YOUR INSTRUCTIONS: Extract the whole listing as it stands. Do not include the pictures.

GIVEN INFORMATION:

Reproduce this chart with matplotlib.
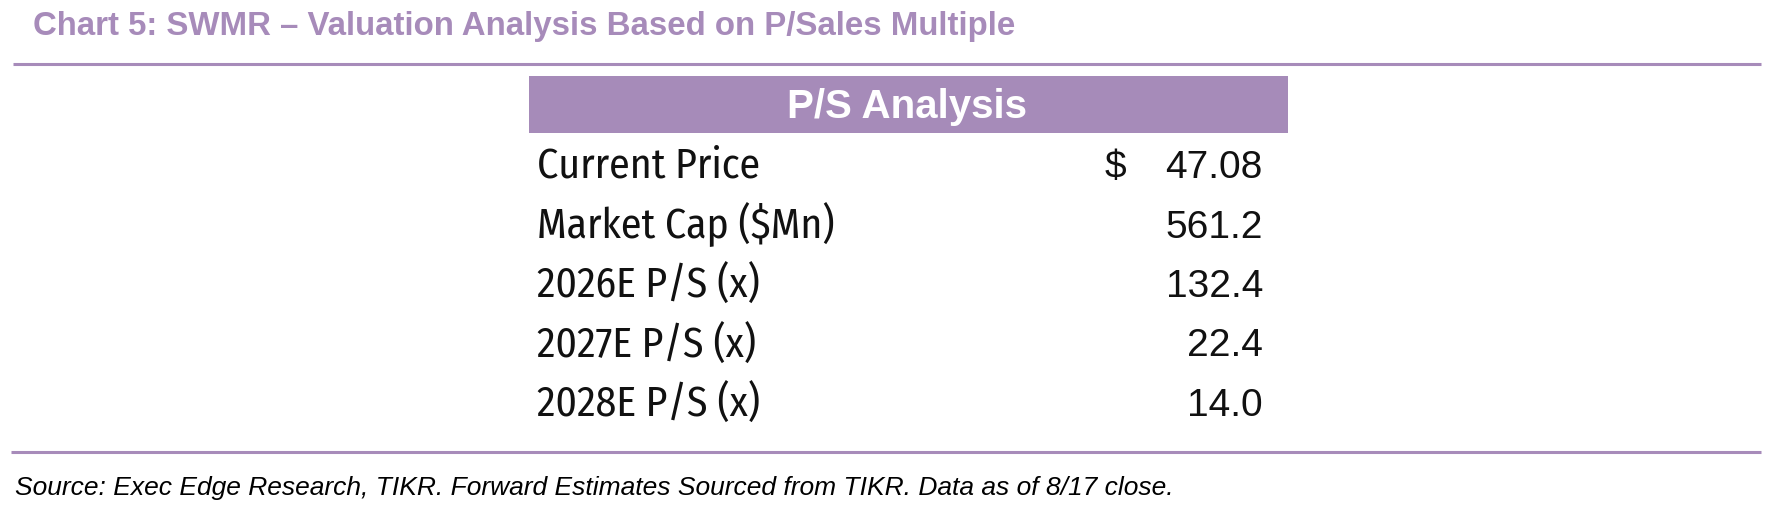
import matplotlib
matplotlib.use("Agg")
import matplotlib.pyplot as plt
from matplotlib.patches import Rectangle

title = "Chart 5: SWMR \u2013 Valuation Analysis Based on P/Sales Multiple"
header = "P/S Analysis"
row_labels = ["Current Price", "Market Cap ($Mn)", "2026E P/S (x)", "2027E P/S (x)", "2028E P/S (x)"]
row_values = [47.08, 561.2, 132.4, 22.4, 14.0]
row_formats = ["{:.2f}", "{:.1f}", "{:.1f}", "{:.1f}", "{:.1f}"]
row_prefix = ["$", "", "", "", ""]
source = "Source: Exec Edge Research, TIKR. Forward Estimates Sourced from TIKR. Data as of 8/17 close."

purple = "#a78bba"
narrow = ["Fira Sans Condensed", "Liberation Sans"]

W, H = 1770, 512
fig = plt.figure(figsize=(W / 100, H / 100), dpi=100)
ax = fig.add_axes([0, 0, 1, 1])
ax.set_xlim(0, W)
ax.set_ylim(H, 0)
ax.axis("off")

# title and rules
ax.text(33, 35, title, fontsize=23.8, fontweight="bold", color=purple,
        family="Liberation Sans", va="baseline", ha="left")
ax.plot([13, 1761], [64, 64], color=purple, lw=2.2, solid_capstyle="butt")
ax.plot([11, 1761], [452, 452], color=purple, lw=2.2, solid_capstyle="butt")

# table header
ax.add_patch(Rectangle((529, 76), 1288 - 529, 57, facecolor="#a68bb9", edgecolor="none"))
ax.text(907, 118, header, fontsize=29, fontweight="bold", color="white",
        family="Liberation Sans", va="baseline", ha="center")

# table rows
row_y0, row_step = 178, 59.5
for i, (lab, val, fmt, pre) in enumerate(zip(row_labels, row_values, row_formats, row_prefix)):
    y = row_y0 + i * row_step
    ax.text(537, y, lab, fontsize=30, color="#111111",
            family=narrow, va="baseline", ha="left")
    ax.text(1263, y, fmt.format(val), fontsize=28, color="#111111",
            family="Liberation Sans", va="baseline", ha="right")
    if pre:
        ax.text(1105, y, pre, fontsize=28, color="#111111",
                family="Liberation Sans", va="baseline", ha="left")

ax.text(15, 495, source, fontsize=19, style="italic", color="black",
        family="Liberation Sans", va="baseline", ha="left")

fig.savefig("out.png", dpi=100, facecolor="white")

EXERCISE RESPONSE:
Reproduce this chart with matplotlib.
import matplotlib
matplotlib.use("Agg")
import matplotlib.pyplot as plt
from matplotlib.patches import Rectangle

title = "Chart 5: SWMR \u2013 Valuation Analysis Based on P/Sales Multiple"
header = "P/S Analysis"
row_labels = ["Current Price", "Market Cap ($Mn)", "2026E P/S (x)", "2027E P/S (x)", "2028E P/S (x)"]
row_values = [47.08, 561.2, 132.4, 22.4, 14.0]
row_formats = ["{:.2f}", "{:.1f}", "{:.1f}", "{:.1f}", "{:.1f}"]
row_prefix = ["$", "", "", "", ""]
source = "Source: Exec Edge Research, TIKR. Forward Estimates Sourced from TIKR. Data as of 8/17 close."

purple = "#a78bba"
narrow = ["Fira Sans Condensed", "Liberation Sans"]

W, H = 1770, 512
fig = plt.figure(figsize=(W / 100, H / 100), dpi=100)
ax = fig.add_axes([0, 0, 1, 1])
ax.set_xlim(0, W)
ax.set_ylim(H, 0)
ax.axis("off")

# title and rules
ax.text(33, 35, title, fontsize=23.8, fontweight="bold", color=purple,
        family="Liberation Sans", va="baseline", ha="left")
ax.plot([13, 1761], [64, 64], color=purple, lw=2.2, solid_capstyle="butt")
ax.plot([11, 1761], [452, 452], color=purple, lw=2.2, solid_capstyle="butt")

# table header
ax.add_patch(Rectangle((529, 76), 1288 - 529, 57, facecolor="#a68bb9", edgecolor="none"))
ax.text(907, 118, header, fontsize=29, fontweight="bold", color="white",
        family="Liberation Sans", va="baseline", ha="center")

# table rows
row_y0, row_step = 178, 59.5
for i, (lab, val, fmt, pre) in enumerate(zip(row_labels, row_values, row_formats, row_prefix)):
    y = row_y0 + i * row_step
    ax.text(537, y, lab, fontsize=30, color="#111111",
            family=narrow, va="baseline", ha="left")
    ax.text(1263, y, fmt.format(val), fontsize=28, color="#111111",
            family="Liberation Sans", va="baseline", ha="right")
    if pre:
        ax.text(1105, y, pre, fontsize=28, color="#111111",
                family="Liberation Sans", va="baseline", ha="left")

ax.text(15, 495, source, fontsize=19, style="italic", color="black",
        family="Liberation Sans", va="baseline", ha="left")

fig.savefig("out.png", dpi=100, facecolor="white")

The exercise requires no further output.